Independent redesign: Bigger, brasher - yes, it's Alton's full-colour Indy
The Independent has become the latest UK paper to roll off shiny new colour presses. There's even a big red flash at the top of today's front page announcing the "new full colour edition" to prove it. Of course, this takes up a lot of room so it's understandable that the font size for the £1 price tag has had to be a bit smaller.
As is usual these days, colour means a redesign, although in this case it's not a radical restyling. Most of the fonts and some of the detailing remain from the previous Cases i Associats design of 2005. But editor Roger Alton (formerly editor of the Observer, which is published by Guardian News & Media) brings a lot of energy and a little vulgarity - in the nicest possible way - which makes the paper feel surprisingly different.
The logo gets bigger and the long-standing Indy eagle is now in red. One familiar sans serif font (Whitney) has been replaced by another (Amplitude), but the new font (curiously described in the editor's letter as "more elegant") is bolder, brasher and much more macho.
There is a scattering of the current newspaper design tropes (double-decker intros to news stories, quotes and stats between rules breaking up columns of text), and a system of thick and thin rules that's even more complex than the one it replaces. The grid changes from a mix of six and seven columns to five, the same as the Guardian and the Times.
Colour is everywhere. Section fronts have bold sans colour-coded labels and even comment and obits get heavy coloured folios with big bold type in them which are very unsympathetic to the material beneath.
The second section has a new (but strangely familiar) name - "Life" - a new design, and a new pitch; it will be themed day-by-day with a strong emphasis on consumer issues.
The volume here is higher if anything. Logo and headlines are in a big, bold clarendon, the amplitude sans serif continues from the main book, type gets bigger and colours bolder and brighter. It's very in your face, sort of halfway between the Times's T2 and the Your Life section in the revamped Mirror.
So, elegance and discipline are out and verve and gusto are in. Pages are denser, layouts looser, headline sizes bigger (and even white-on-black in Sport). The overall effect is to bring a very welcome vitality, which the old paper lacked (with the exception of the front page). But in contrast to the Guardian's Berliner project and recent developments at the Times, the positioning is clearly downmarket.
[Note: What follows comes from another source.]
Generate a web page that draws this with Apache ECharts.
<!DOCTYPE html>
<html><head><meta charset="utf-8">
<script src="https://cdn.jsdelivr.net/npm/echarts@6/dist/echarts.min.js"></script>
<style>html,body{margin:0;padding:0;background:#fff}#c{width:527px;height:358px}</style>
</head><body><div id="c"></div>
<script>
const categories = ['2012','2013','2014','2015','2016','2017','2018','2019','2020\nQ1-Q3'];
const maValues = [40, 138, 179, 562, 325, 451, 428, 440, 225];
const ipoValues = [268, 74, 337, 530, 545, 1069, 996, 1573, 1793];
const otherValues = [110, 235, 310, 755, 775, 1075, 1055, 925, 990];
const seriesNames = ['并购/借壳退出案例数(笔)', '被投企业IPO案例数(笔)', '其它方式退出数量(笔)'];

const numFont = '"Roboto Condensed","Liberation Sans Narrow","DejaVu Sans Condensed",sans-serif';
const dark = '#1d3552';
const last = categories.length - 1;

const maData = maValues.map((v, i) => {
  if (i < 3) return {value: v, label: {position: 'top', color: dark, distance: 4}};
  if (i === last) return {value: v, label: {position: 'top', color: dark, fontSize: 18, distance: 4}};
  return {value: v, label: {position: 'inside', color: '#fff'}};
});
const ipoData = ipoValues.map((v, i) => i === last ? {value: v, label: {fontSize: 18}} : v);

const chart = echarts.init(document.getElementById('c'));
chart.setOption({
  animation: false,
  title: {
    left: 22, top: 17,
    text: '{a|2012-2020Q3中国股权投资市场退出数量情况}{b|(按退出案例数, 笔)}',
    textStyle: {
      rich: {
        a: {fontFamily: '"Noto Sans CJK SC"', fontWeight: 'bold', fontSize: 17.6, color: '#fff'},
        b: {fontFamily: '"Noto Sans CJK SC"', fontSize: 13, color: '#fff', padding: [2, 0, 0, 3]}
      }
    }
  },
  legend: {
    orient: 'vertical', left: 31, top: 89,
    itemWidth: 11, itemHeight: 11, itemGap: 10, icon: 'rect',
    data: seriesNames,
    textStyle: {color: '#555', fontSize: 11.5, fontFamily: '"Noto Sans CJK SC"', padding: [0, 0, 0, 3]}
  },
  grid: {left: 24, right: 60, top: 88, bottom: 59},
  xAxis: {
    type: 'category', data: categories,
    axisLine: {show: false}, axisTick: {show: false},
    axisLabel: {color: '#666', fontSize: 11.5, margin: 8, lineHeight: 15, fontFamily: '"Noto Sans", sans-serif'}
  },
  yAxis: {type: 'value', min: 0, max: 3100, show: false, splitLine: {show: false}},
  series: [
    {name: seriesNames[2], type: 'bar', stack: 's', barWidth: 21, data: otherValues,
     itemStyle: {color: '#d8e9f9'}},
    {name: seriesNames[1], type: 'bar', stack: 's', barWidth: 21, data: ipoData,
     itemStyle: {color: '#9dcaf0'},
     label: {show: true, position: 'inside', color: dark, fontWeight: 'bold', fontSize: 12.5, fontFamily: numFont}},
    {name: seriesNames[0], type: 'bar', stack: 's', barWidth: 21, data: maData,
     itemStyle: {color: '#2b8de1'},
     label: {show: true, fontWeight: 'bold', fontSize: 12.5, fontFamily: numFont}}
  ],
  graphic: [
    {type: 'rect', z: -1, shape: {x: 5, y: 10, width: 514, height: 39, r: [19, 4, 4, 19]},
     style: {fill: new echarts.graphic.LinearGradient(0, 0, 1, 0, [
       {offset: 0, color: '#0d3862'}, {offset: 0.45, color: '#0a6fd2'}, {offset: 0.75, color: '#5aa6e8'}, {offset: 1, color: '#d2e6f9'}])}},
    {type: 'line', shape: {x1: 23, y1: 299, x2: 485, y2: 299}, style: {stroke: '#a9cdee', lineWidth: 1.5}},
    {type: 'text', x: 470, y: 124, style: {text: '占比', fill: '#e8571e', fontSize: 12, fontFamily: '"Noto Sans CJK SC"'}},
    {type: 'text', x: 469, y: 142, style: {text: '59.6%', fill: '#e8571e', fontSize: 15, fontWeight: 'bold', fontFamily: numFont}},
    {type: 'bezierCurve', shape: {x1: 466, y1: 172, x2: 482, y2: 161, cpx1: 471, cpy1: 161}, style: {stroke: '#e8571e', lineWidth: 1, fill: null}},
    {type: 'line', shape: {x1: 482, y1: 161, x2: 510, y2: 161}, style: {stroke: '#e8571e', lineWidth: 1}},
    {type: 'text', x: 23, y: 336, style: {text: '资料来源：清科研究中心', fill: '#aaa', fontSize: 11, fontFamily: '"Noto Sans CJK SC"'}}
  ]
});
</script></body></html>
And a word about that editor's letter. Editors, if you really believe in your redesigns can you try a bit harder to convince us? Alton's reads: "In addition to our fresh new look we have introduced a number of improvements to the paper's structure and content ... colour-coded signposting ... easier to navigate ... a more modern and elegant font", and so on. Much like every editor's letter about every recent newspaper redesign, then.